TASK REQUIREMENTS: Everything from the first line down to the line containing "from matplotlib.lines import Line2D" is to be retyped exactly, both ends included, with pictures left out.

DATA BLOCK:
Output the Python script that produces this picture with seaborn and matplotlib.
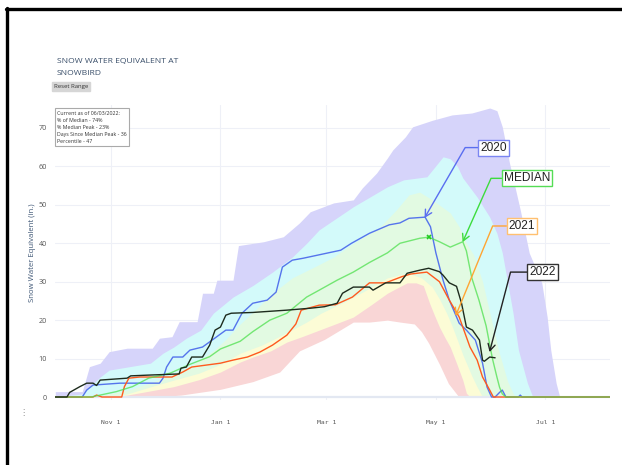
import numpy as np
import pandas as pd
import matplotlib
matplotlib.use("Agg")
import matplotlib.pyplot as plt
import seaborn as sns
from matplotlib.lines import Line2D

# ---------------- data (day index: 0 = Oct 1) ----------------
tick_days = [31, 92, 151, 212, 273]
tick_labels = ["Nov 1", "Jan 1", "Mar 1", "May 1", "Jul 1"]

max_day = [0, 15, 19, 25, 30, 40, 54, 58, 65, 69, 79, 82, 88, 90, 99, 102, 116, 127, 136, 142, 155, 166, 171, 179,
           185, 188, 195, 199, 210, 221, 232, 242, 246, 249, 253, 259, 264, 271, 274, 276, 279, 281, 309]
max_val = [1.4, 1.4, 7.9, 8.8, 11.8, 12.7, 12.7, 15.3, 15.7, 19.6, 19.6, 27, 27, 30.4, 30.4, 39.4, 40.4, 41.7, 45.3,
           48.2, 50.5, 51.3, 54.4, 58.3, 62.2, 64.3, 67.7, 70.3, 72, 73.4, 73.9, 75.2, 74.5, 70.3, 60.9, 48.7, 37.5,
           29.7, 20.8, 12.2, 3.6, 0, 0]

p90_day = [0, 15, 25, 30, 53, 60, 66, 73, 81, 88, 99, 110, 121, 132, 140, 147, 166, 185, 194, 207, 216, 220, 224,
           227, 235, 242, 246, 249, 252, 255, 258, 263, 266, 309]
p90_val = [0, 0.8, 5.2, 7, 8.8, 11.4, 13, 15.3, 17.4, 21.8, 26, 29, 32.5, 36.4, 40, 43.5, 49.5, 54.7, 56.5, 57.3,
           62.5, 62, 60, 57, 52, 46.8, 42.6, 37.5, 29.7, 21.8, 12.2, 3.6, 0, 0]

p70_day = [0, 20, 30, 42, 58, 75, 88, 95, 103, 110, 121, 132, 145, 155, 166, 181, 190, 197, 203, 210, 220, 225,
           229, 233, 238, 241, 244, 247, 249.5, 252, 255, 256.5, 309]
p70_val = [0, 0, 0.8, 2, 4.5, 8, 12, 15, 19, 22, 27, 31, 34, 36.4, 40, 44.3, 48.7, 52.6, 53.3, 51.3, 47.9, 44.3,
           40, 37, 30, 24, 18, 12, 8, 4, 1, 0, 0]

p30_day = [0, 30, 40, 52, 66, 80, 92, 103, 115, 128, 140, 148, 160, 172, 185, 192, 198, 204, 210, 214, 218, 221,
           224, 227, 229, 232, 235, 238, 309]
p30_val = [0, 0, 0.8, 2.5, 4.4, 6.2, 8.5, 11.4, 13.5, 16.5, 19.5, 21.8, 24.5, 27.5, 31, 31.8, 32, 31, 28.6, 25.5,
           21.8, 18.5, 14.8, 11, 8.8, 5.5, 2.6, 0, 0]

p10_day = [0, 30, 40, 52, 66, 80, 92, 103, 110, 120, 129, 138, 147, 156, 166, 176, 185, 191, 196, 201, 205, 208.5,
           211, 214, 217, 220, 223.5, 227, 229, 231, 309]
p10_val = [0, 0, 0.5, 1.5, 2.7, 4.5, 6.5, 9.1, 10.4, 12, 14.3, 15.8, 17.4, 19, 20.8, 24, 27, 28.5, 29.7, 29.7, 29,
           24.4, 21.5, 18.2, 15.5, 13, 8.8, 4.4, 1, 0, 0]

min_day = [0, 55, 70, 92, 110, 125, 136, 150, 166, 175, 185, 192, 200, 204, 208, 214, 219, 224, 225, 309]
min_val = [0, 0, 0.5, 2, 4, 6.5, 12, 15, 19.5, 19.5, 20, 19.5, 19, 17, 14, 8.5, 3.5, 0.5, 0, 0]

med_day = [0, 20, 23, 34, 43, 52, 64, 75, 86, 92, 103, 110, 119.5, 129, 140, 147, 157, 166, 175, 185, 192, 203,
           208, 214, 220, 225, 227, 229, 232, 236, 240, 243.5, 246, 247.5, 249, 251, 309]
med_val = [0, 0, 0.3, 1.4, 2.7, 4.9, 6.2, 8.5, 10.5, 12.5, 14.5, 17, 20, 21.8, 26, 27.8, 30.4, 32.5, 35, 37.5, 40,
           41.3, 41.6, 40.4, 39, 40, 40.4, 38, 31, 25.2, 18.5, 10, 5.2, 2.5, 0.8, 0, 0]
med_peak_day = [208]
med_peak_val = [41.6]

y2020_day = [0, 15, 17.5, 21, 36, 58, 60, 62, 65.5, 71, 75, 82, 90, 95, 99, 104, 110, 118, 123, 126.5, 132, 138, 147,
             159, 165, 175, 186, 192, 197, 206, 209, 212, 216, 219.5, 225, 229, 234, 238, 240.5, 243, 245, 247.5,
             249, 251, 258, 259, 260, 309]
y2020_val = [0, 0, 1.8, 3.1, 3.6, 3.6, 4.9, 7.8, 10.4, 10.4, 12.2, 13, 15.7, 17.4, 17.4, 21.8, 24.4, 25.2, 27.3,
             33.8, 35.6, 36.1, 37, 38.2, 40, 42.6, 44.8, 45.3, 46.5, 46.8, 44.3, 37.5, 30.4, 25.2, 19.2, 17.4, 14.8,
             8.8, 2.6, 0, 0, 1.2, 1.8, 0, 0, 0.5, 0, 0]

y2021_day = [0, 21, 23, 26, 37, 38.5, 41, 47, 65, 71, 76, 84, 92, 99, 107, 114, 121, 129, 134, 137, 147, 156, 165.5,
             175, 184, 193, 198, 207, 214, 219.5, 225, 231, 235, 238, 242, 244, 309]
y2021_val = [0, 0, 0.5, 0, 0, 2.7, 4.9, 5.2, 5.2, 6.5, 7.8, 8.3, 8.8, 9.6, 10.4, 11.7, 13.5, 16.1, 19, 22.6, 23.9,
             24, 26, 29.7, 29.7, 31.3, 32, 32.5, 30, 25.2, 20.8, 13, 9.6, 5.2, 1.8, 0, 0]

y2022_day = [0, 6.5, 8, 13.7, 17.5, 21, 23, 25, 40, 42, 52, 69, 70, 73, 76, 82, 86, 89, 92, 95, 98, 110, 129, 142,
             150, 157, 160, 166, 175, 177, 184, 192, 196, 203, 208, 214, 216, 219.5, 223.5, 226.3, 229, 232.4,
             236.3, 238, 239, 242, 245]
y2022_val = [0, 0, 1.2, 2.7, 3.6, 3.6, 3.0, 4.4, 4.9, 5.5, 5.7, 6, 7.5, 7.8, 10.4, 10.4, 13.5, 17.4, 18.2, 21.3,
             21.8, 22, 22.6, 23.1, 23.5, 24.4, 27, 28.6, 28.6, 27.8, 29.7, 29.7, 32.2, 33, 33.5, 32.6, 31.7, 29.7,
             28.8, 24.4, 18.2, 17.4, 14.8, 9.6, 9.3, 10.4, 10.2]

title_lines = ["SNOW WATER EQUIVALENT AT", "SNOWBIRD"]
info_lines = ["Current as of 06/03/2022:", "% of Median - 74%", "% Median Peak - 23%",
              "Days Since Median Peak - 36", "Percentile - 47"]

# ---------------- style ----------------
sns.set_style("white")
plt.rcParams['font.family'] = ['Open Sans', 'DejaVu Sans']

W, H = 622, 465
fig = plt.figure(figsize=(W / 100, H / 100), dpi=100)
fig.patch.set_facecolor("white")

XMIN, XMAX = 0, 309
YMIN, YMAX = -0.8, 76
ax_left, ax_right = 55.3, 610
ax_top = 397 - YMAX * 3.843
ax_bot = 397 - YMIN * 3.843
ax = fig.add_axes([ax_left / W, 1 - ax_bot / H, (ax_right - ax_left) / W, (ax_bot - ax_top) / H])
ax.set_xlim(XMIN, XMAX)
ax.set_ylim(YMIN, YMAX)
for s in ax.spines.values():
    s.set_visible(False)

# grid
for d in tick_days:
    ax.axvline(d, color="#eef0f7", lw=0.8, zorder=0)
for v in range(10, 80, 10):
    ax.axhline(v, color="#eef0f7", lw=0.8, zorder=0)

# percentile bands (layered)
bands = [(max_day, max_val, "#d6d4fa"), (p90_day, p90_val, "#d3fafa"), (p70_day, p70_val, "#e2fae2"),
         (p30_day, p30_val, "#fcfcd6"), (p10_day, p10_val, "#f9d6d6"), (min_day, min_val, "#ffffff")]
for i, (dx, vy, c) in enumerate(bands):
    ax.fill_between(dx, 0, vy, color=c, lw=0, zorder=1 + i * 0.01)

ax.axhline(0, color="#e3e8f2", lw=1.6, zorder=1.5)

# lines
line_specs = [(y2020_day, y2020_val, "#5574ec", 1.0),
              (y2021_day, y2021_val, "#ff5a1e", 1.0),
              (med_day, med_val, "#4ee04e", 0.75),
              (y2022_day, y2022_val, "#1d2b1d", 1.0)]
for dx, vy, c, a in line_specs:
    sns.lineplot(x=dx, y=vy, ax=ax, color=c, lw=1.0, alpha=a, estimator=None, sort=False, zorder=3)
ax.plot(med_peak_day, med_peak_val, marker="x", ms=3, mew=1.2, color="#22cc22", ls="none", zorder=4)

# ticks
ax.set_xticks(tick_days)
ax.set_xticklabels(tick_labels, family="DejaVu Sans Mono", fontsize=4.6, color="#555555")
ax.set_yticks(range(0, 80, 10))
ax.set_yticklabels([str(v) for v in range(0, 80, 10)], fontsize=5.2, color="#555555")
ax.tick_params(axis="both", length=0, pad=6)
ax.tick_params(axis="x", pad=14)
ax.set_xlabel("")
ax.set_ylabel("Snow Water Equivalent (in.)", fontsize=5.6, color="#3e5675", labelpad=2)

# annotations
def annot(text, tip, box, color, boxcolor, angleB):
    ax.annotate(text, xy=tip, xytext=box, textcoords="data", ha="center", va="center",
                fontsize=8.6, family=["Liberation Sans", "DejaVu Sans"], color="#222222", zorder=6,
                bbox=dict(boxstyle="square,pad=0.16", fc="white", ec=boxcolor, lw=1.0),
                arrowprops=dict(arrowstyle="->,head_length=0.55,head_width=0.3", color=color, lw=1.0,
                                connectionstyle=f"angle,angleA=0,angleB={angleB},rad=0", shrinkA=0, shrinkB=0))

annot("2020", (205.7, 46.6), (244.1, 64.9), "#5a6ef0", "#7b86f2", 60)
annot("MEDIAN", (226.9, 40.3), (262.8, 56.9), "#3ddc3d", "#55dd55", 66)
annot("2021", (223.0, 21.1), (260.0, 44.5), "#ffa533", "#ffc070", 67.6)
annot("2022", (241.9, 11.7), (271.4, 32.5), "#222222", "#333333", 75.3)

# title & boxes
fig.text(57 / W, 1 - 62 / H, title_lines[0], fontsize=6.1, color="#3a4f6a", va="center", ha="left")
fig.text(57 / W, 1 - 73.5 / H, title_lines[1], fontsize=6.1, color="#3a4f6a", va="center", ha="left")
fig.text(71 / W, 1 - 86.5 / H, "Reset Range", fontsize=4.3, color="#333333", va="center", ha="center",
         bbox=dict(boxstyle="square,pad=0.35", fc="#d6d6d6", ec="#d6d6d6"))
fig.text(57 / W, 1 - 110.5 / H, "\n".join(info_lines), fontsize=3.75, color="#333333", va="top", ha="left",
         linespacing=1.55, bbox=dict(boxstyle="square,pad=0.4", fc="white", ec="#aaaaaa", lw=0.8))
fig.text(23 / W, 1 - 413 / H, "\u22ee", fontsize=6, color="#888888", va="center", ha="center")

# frame (screenshot border on top and left)
fig.add_artist(Line2D([7 / W, 7 / W], [0, 1 - 8 / H], transform=fig.transFigure, color="black", lw=2.4))
fig.add_artist(Line2D([6 / W, 1], [1 - 9 / H, 1 - 9 / H], transform=fig.transFigure, color="black", lw=2.4))

fig.savefig("out.png", dpi=100, facecolor="white")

WRITTEN SOLUTION:
Output the Python script that produces this picture with seaborn and matplotlib.
import numpy as np
import pandas as pd
import matplotlib
matplotlib.use("Agg")
import matplotlib.pyplot as plt
import seaborn as sns
from matplotlib.lines import Line2D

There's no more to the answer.